[REQUEST] Leaving out every picture, copy the lines of the data exactly, from the first through the line containing "0.98, 0.92, 1.13]".

[RECORDED DATA]
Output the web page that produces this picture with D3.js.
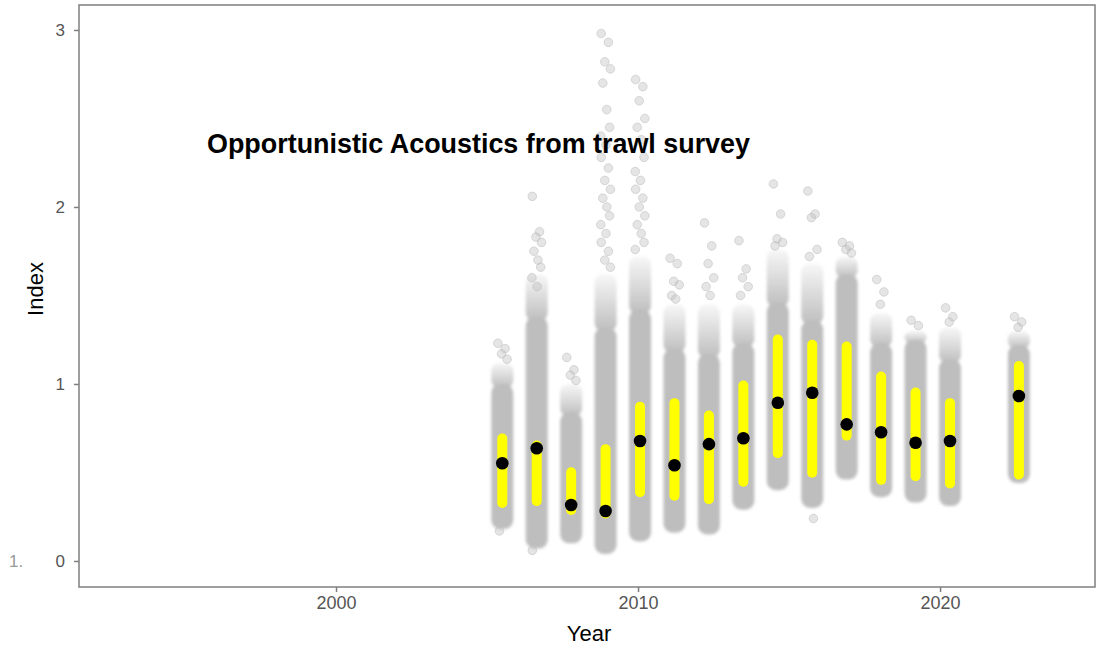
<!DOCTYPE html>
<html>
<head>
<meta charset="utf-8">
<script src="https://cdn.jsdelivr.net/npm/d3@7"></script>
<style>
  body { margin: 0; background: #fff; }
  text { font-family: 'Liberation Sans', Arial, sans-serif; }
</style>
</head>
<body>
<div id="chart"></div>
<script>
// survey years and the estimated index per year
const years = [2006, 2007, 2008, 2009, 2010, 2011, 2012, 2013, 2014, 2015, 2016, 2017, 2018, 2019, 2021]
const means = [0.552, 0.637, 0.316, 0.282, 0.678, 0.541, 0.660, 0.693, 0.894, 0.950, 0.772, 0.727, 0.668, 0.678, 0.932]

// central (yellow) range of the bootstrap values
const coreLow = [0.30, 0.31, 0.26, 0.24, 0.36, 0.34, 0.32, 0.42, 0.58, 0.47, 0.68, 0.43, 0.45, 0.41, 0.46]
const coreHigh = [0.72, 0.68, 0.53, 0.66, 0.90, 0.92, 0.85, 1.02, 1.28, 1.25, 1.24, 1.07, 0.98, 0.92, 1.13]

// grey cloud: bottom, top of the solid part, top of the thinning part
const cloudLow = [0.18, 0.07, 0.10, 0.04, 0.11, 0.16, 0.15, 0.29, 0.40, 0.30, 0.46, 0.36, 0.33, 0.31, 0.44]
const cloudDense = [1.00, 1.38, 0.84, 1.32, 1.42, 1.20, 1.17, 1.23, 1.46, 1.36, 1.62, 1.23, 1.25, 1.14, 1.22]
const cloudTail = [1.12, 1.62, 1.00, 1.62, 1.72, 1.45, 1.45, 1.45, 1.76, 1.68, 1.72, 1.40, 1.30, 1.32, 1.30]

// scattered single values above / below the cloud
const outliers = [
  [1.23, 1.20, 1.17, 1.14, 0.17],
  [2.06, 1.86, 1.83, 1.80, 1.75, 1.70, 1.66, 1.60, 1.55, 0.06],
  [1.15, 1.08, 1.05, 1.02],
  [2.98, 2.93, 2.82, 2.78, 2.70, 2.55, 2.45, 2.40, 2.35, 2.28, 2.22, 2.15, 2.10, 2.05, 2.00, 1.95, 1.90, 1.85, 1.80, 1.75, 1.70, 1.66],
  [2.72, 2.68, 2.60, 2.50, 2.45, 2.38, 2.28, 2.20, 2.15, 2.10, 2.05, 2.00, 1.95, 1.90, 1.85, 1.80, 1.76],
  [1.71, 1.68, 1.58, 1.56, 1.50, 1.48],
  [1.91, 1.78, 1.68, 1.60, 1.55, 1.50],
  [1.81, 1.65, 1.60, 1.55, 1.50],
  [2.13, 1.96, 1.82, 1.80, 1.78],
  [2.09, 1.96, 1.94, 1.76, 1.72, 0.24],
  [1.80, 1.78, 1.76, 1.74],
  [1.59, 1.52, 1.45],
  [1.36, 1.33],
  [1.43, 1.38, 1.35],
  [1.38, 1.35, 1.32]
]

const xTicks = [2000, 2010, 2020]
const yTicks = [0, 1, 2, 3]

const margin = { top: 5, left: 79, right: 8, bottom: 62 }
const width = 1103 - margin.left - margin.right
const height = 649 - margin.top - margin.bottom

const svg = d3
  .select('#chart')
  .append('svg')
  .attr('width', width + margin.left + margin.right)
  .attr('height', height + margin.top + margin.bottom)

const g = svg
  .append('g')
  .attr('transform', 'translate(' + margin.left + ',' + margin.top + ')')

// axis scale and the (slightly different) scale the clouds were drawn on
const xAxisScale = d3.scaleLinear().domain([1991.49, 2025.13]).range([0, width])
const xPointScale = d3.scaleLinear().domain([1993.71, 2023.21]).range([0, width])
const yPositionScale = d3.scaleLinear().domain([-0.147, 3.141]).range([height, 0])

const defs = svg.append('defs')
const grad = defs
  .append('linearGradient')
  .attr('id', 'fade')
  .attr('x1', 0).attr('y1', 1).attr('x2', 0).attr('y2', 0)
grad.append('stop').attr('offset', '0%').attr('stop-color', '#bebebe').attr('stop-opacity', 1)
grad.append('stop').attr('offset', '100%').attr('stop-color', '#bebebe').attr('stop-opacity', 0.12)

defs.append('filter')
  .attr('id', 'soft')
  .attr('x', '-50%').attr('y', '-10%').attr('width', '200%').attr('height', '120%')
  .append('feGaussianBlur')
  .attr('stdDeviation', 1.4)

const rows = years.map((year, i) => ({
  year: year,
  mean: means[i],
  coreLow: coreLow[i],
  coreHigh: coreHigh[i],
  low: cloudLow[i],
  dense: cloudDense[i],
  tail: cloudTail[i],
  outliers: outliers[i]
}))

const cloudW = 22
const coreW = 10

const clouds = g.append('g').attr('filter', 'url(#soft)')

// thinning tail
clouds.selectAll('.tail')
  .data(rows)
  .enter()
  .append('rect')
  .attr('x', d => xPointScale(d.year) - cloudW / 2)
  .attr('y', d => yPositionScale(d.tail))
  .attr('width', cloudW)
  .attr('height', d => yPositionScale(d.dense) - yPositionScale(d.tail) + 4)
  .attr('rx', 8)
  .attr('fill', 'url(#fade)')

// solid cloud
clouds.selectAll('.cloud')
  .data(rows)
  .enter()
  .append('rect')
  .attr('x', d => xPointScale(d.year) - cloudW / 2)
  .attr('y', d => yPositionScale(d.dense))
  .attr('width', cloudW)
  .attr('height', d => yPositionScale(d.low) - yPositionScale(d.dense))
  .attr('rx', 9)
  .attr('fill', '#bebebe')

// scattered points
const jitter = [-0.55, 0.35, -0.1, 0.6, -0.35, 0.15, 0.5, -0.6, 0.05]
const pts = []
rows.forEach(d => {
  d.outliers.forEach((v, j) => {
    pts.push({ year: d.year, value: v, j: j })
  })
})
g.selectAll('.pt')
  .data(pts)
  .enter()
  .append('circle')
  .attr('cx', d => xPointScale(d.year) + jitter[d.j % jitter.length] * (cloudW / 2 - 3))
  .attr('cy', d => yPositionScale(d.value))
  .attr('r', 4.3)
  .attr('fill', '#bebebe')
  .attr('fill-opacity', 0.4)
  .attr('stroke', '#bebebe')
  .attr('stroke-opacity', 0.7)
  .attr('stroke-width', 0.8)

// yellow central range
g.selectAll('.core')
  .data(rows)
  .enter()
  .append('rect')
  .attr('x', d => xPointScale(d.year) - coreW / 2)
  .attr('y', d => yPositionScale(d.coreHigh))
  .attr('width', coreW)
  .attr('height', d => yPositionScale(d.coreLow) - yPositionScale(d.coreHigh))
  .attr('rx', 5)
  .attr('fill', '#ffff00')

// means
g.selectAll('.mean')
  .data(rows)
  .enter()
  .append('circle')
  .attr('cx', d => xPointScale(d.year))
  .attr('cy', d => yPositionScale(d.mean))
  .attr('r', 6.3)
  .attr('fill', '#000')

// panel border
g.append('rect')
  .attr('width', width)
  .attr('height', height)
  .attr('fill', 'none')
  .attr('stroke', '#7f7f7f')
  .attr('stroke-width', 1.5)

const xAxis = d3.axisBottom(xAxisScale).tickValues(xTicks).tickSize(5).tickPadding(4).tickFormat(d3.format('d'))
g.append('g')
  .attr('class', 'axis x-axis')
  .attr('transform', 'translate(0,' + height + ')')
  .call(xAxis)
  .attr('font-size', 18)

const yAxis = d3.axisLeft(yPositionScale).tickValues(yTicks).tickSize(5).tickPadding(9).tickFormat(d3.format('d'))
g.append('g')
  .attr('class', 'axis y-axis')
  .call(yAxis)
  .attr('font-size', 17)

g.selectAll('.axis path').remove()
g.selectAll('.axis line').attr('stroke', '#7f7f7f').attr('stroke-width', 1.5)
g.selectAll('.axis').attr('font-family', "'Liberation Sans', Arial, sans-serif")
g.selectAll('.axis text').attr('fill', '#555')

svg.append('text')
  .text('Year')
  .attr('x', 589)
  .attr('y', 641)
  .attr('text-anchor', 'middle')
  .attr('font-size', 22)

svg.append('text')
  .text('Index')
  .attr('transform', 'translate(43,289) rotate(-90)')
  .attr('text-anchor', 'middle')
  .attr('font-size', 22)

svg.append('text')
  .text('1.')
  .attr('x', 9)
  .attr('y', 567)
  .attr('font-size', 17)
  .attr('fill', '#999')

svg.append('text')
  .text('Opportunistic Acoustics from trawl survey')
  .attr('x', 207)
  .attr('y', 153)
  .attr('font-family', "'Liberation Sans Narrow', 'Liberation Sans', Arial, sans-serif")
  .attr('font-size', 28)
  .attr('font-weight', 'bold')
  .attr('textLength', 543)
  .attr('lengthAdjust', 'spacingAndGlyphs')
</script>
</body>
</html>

[COMPLETED TASK]
Output the web page that produces this picture with D3.js.
<!DOCTYPE html>
<html>
<head>
<meta charset="utf-8">
<script src="https://cdn.jsdelivr.net/npm/d3@7"></script>
<style>
  body { margin: 0; background: #fff; }
  text { font-family: 'Liberation Sans', Arial, sans-serif; }
</style>
</head>
<body>
<div id="chart"></div>
<script>
// survey years and the estimated index per year
const years = [2006, 2007, 2008, 2009, 2010, 2011, 2012, 2013, 2014, 2015, 2016, 2017, 2018, 2019, 2021]
const means = [0.552, 0.637, 0.316, 0.282, 0.678, 0.541, 0.660, 0.693, 0.894, 0.950, 0.772, 0.727, 0.668, 0.678, 0.932]

// central (yellow) range of the bootstrap values
const coreLow = [0.30, 0.31, 0.26, 0.24, 0.36, 0.34, 0.32, 0.42, 0.58, 0.47, 0.68, 0.43, 0.45, 0.41, 0.46]
const coreHigh = [0.72, 0.68, 0.53, 0.66, 0.90, 0.92, 0.85, 1.02, 1.28, 1.25, 1.24, 1.07, 0.98, 0.92, 1.13]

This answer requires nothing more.